The turnover frequency, for a given current density, of the catalyst in molar acid can be obtained from Eq. (7):

$$ \mathrm{TOF}=\mathrm{J}/\left( nF\varGamma \right) $$

(7)

where n = 2 for the 2H⁺-to-H₂ reaction, and F is the Faraday constant, 96,485 C equivalent⁻¹. For J = 10 mA cm⁻², the TOF was calculated to be 640 mol of H₂ per mole of heterogenized catalyst per second.

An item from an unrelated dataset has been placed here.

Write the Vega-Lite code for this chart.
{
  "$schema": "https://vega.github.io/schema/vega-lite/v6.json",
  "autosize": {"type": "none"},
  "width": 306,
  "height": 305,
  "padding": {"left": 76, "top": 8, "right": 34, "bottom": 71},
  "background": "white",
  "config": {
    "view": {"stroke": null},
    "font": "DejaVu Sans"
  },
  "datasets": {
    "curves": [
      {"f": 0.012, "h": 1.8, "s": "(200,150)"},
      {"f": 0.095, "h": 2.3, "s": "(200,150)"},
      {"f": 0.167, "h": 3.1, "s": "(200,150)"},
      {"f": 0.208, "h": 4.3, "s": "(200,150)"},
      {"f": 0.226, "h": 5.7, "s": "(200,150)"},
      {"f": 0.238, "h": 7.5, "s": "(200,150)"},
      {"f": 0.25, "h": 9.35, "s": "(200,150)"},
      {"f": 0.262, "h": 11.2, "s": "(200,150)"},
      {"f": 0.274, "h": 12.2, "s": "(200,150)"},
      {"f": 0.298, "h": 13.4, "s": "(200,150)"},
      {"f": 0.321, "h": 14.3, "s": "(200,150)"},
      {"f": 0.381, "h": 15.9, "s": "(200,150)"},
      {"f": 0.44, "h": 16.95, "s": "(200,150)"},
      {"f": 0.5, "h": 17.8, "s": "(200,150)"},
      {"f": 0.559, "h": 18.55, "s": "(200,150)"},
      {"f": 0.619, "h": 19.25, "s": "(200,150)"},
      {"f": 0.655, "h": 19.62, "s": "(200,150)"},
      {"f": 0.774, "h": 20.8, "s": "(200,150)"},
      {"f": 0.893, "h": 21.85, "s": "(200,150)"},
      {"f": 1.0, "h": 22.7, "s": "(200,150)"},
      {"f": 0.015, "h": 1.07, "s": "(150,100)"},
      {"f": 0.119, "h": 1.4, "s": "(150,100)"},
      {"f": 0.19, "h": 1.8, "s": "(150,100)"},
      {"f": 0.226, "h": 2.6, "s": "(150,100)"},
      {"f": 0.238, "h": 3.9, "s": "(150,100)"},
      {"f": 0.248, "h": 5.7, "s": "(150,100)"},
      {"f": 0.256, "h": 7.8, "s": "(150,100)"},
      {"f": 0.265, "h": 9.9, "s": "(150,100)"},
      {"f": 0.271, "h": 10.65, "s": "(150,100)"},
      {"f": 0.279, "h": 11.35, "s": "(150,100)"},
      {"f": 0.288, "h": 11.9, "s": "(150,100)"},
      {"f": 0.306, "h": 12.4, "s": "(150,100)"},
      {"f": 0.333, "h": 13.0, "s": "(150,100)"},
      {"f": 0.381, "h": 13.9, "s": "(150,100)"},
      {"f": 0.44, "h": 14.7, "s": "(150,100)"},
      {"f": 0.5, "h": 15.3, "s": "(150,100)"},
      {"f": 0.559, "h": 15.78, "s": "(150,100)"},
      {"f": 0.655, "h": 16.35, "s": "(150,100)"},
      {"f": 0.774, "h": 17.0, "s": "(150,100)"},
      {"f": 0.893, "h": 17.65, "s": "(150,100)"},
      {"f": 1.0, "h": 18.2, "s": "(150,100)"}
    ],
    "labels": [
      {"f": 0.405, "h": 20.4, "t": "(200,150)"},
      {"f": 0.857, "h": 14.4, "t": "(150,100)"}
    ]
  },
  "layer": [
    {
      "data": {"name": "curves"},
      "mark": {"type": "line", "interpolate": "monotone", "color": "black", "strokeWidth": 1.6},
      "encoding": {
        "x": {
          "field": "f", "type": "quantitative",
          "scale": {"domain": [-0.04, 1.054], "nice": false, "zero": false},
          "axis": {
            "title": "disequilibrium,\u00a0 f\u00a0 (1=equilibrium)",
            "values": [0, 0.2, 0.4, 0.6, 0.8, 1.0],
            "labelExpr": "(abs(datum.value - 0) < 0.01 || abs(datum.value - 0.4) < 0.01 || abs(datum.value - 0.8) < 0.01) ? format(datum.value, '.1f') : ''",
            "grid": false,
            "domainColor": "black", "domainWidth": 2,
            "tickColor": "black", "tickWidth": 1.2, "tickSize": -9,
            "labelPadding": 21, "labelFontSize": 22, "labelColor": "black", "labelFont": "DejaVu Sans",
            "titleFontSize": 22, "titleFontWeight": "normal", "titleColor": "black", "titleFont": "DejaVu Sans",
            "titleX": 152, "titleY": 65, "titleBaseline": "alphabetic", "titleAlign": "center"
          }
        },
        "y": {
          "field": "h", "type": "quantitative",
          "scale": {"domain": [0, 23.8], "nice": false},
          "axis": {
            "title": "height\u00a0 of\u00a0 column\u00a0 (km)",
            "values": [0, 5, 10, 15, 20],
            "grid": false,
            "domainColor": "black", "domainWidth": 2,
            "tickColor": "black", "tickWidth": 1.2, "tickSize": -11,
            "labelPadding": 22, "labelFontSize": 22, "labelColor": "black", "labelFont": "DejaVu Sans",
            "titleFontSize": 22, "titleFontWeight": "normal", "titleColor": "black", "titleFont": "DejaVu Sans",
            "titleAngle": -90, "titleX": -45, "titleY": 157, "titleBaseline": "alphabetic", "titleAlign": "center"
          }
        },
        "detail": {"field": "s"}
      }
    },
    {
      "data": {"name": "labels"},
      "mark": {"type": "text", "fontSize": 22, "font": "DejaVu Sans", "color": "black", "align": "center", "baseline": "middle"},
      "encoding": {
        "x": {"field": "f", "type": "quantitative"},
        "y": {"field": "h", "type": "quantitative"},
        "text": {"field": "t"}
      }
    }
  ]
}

In summary, (μ-S₂C₃H₆)[Fe(CO)₃][Fe(CO)₂(PPh₂(CH₂)₂SH)], a hydrogenase-based molecular complex that is insoluble in water, can be chemisorbed on Au, via its mercapto anchor group, in acetonitrile, and, after removal of non-aqueous solvent and unadsorbed complex, transferred to an aqueous solution of sulfuric acid for catalysis of the hydrogen evolution reaction. The heterogenized complex showed no change in activity when reran in the non-aqueous solution and then again in the aqueous acid. The packing density of the heterogenized complex was found, from its redox reaction in proton-free acetonitrile, to be 0.080 nmol cm⁻². The overvoltage, at a current density of 10 mA cm⁻² in 0.5 M H₂SO₄, was 300 mV. The turnover frequency, at 10 mA cm⁻², was 640 mol of H₂ per mole of immobilized complex per second. Remarkable operando robustness was evidenced by the absence of an increase in the overvoltage after 2 h of uninterrupted operation.